Hair cells detect and process sound and movement information, and transmit this with remarkable precision and efficiency to afferent neurons via specialized ribbon synapses. The zebrafish is emerging as a powerful model for genetic analysis of hair cell development and function both in vitro and in vivo. However, the full exploitation of the zebrafish is currently limited by the difficulty in performing systematic electrophysiological recordings from hair cells under physiological recording conditions. Thus, the biophysical properties of developing and adult zebrafish hair cells are largely unknown. We investigated potassium and calcium currents, voltage responses and synaptic activity in hair cells from the lateral line and inner ear in vivo and using near-physiological in vitro recording conditions.
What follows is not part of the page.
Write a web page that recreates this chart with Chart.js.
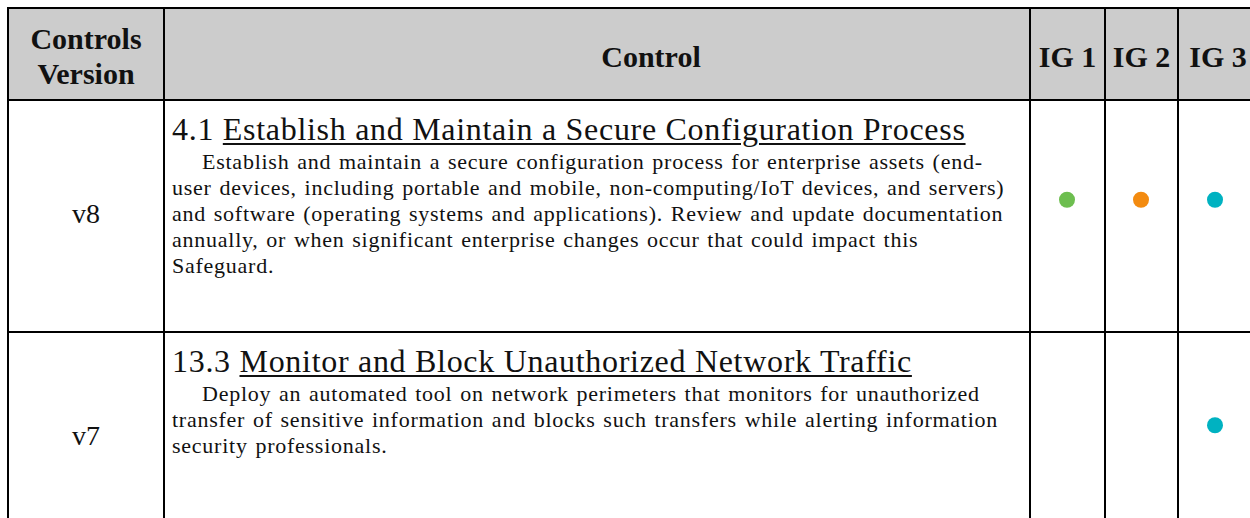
<!DOCTYPE html>
<html>
<head>
<meta charset="utf-8">
<script src="https://cdn.jsdelivr.net/npm/chart.js@4.4.0/dist/chart.umd.min.js"></script>
<style>
    html, body {
        margin: 0;
        padding: 0;
        width: 1250px;
        height: 518px;
        overflow: hidden;
        background: #fff;
        font-family: "Liberation Serif", "Times New Roman", serif;
        color: #111;
    }
    #grid {
        position: absolute;
        left: 7px;
        top: 7px;
        display: grid;
        grid-template-columns: 156px 866px 75px 73px 80px;
        grid-template-rows: 92px 232px 212px;
        border-left: 2px solid #000;
        border-top: 2px solid #000;
    }
    .cell {
        box-sizing: border-box;
        border-right: 2px solid #000;
        border-bottom: 2px solid #000;
    }
    .head {
        background: #cccccc;
        font-weight: bold;
        font-size: 30px;
        line-height: 35px;
        display: flex;
        align-items: center;
        justify-content: center;
        text-align: center;
        padding-top: 4px;
    }
    .head.wide {
        padding-left: 108px;
    }
    .version {
        font-size: 28px;
        display: flex;
        align-items: center;
        justify-content: center;
        padding-bottom: 5px;
    }
    .control {
        padding: 8px 0 0 7px;
        white-space: nowrap;
    }
    .control .title {
        font-size: 32px;
        line-height: 40px;
        letter-spacing: 0.7px;
    }
    .control .title u {
        text-underline-offset: 3px;
        text-decoration-thickness: 1.5px;
    }
    .control .desc {
        font-size: 22px;
        line-height: 26px;
        letter-spacing: 0.75px;
        word-spacing: 1.5px;
    }
    .control .desc.first {
        text-indent: 30px;
    }
    #dots {
        position: absolute;
        left: 1030px;
        top: 87px;
        width: 222px;
        height: 451px;
    }
</style>
</head>
<body>
<div id="grid"></div>
<div id="dots"><canvas id="igChart" width="222" height="451"></canvas></div>

<script>
// table content
const headers = ['Controls<br>Version', 'Control', 'IG 1', 'IG 2', 'IG 3'];
const versions = ['v8', 'v7'];
const controlIds = ['4.1', '13.3'];
const controlTitles = [
    'Establish and Maintain a Secure Configuration Process',
    'Monitor and Block Unauthorized Network Traffic'
];
const descV8 = [
    'Establish and maintain a secure configuration process for enterprise assets (end-',
    'user devices, including portable and mobile, non-computing/IoT devices, and servers)',
    'and software (operating systems and applications). Review and update documentation',
    'annually, or when significant enterprise changes occur that could impact this',
    'Safeguard.'
];
const descV7 = [
    'Deploy an automated tool on network perimeters that monitors for unauthorized',
    'transfer of sensitive information and blocks such transfers while alerting information',
    'security professionals.'
];
const descriptions = [descV8, descV7];

// implementation group marks, one per row
const igLabels = ['IG 1', 'IG 2', 'IG 3'];
const ig1 = [true, false];
const ig2 = [true, false];
const ig3 = [true, true];
const igColors = ['#6dbe4f', '#f38b10', '#00b2c1'];

function buildTable() {
    const grid = document.getElementById('grid');
    headers.forEach((h, i) => {
        const c = document.createElement('div');
        c.className = 'cell head' + (i === 1 ? ' wide' : '');
        c.innerHTML = h;
        grid.appendChild(c);
    });
    versions.forEach((v, i) => {
        const vc = document.createElement('div');
        vc.className = 'cell version';
        vc.textContent = v;
        grid.appendChild(vc);

        const cc = document.createElement('div');
        cc.className = 'cell control';
        let html = `<div class="title">${controlIds[i]} <u>${controlTitles[i]}</u></div>`;
        descriptions[i].forEach((line, j) => {
            html += `<div class="desc${j === 0 ? ' first' : ''}">${line}</div>`;
        });
        cc.innerHTML = html;
        grid.appendChild(cc);

        // empty IG cells, the dots come from the chart
        igLabels.forEach(() => {
            const e = document.createElement('div');
            e.className = 'cell';
            grid.appendChild(e);
        });
    });
}

function buildChart() {
    const flags = [ig1, ig2, ig3];
    const datasets = igLabels.map((label, k) => ({
        label: label,
        data: versions.filter((v, i) => flags[k][i]).map(v => ({ x: label, y: v })),
        backgroundColor: igColors[k],
        borderWidth: 0,
        pointRadius: 8,
        pointHoverRadius: 8
    }));

    new Chart(document.getElementById('igChart'), {
        type: 'scatter',
        data: { datasets: datasets },
        options: {
            responsive: false,
            animation: false,
            layout: { padding: 0, autoPadding: false },
            plugins: {
                legend: { display: false },
                tooltip: { enabled: false }
            },
            scales: {
                x: { type: 'category', labels: igLabels, offset: true, display: false },
                y: { type: 'category', labels: versions, offset: true, display: false }
            }
        }
    });
}

document.addEventListener('DOMContentLoaded', function() {
    buildTable();
    buildChart();
});
</script>
</body>
</html>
We found that the basolateral current profile of hair cells from the lateral line becomes more segregated with age, with cells positioned in the centre of the neuromast showing more mature characteristics and those towards the edge retaining a more immature phenotype. The proportion of mature-like hair cells within a given neuromast increased with zebrafish development. A developmental change in current profile was also seen in hair cells from the inner ear between juvenile and adult zebrafish. In lateral line hair cells from juvenile zebrafish, exocytosis also became more efficient, needing less calcium for vesicle fusion. In hair cells from mature zebrafish, the biophysical characteristics of ion channels and exocytosis resembled those of hair cells from other lower vertebrates and, to some extent, those in the immature mammalian vestibular and auditory systems. We show that whilst the zebrafish provides a suitable animal model for studies on hair cell physiology, it is advisable to consider that the age at which the majority of hair cells acquire a mature-type configuration is only reached in the juvenile lateral line and in the inner ear from >2 months after hatching.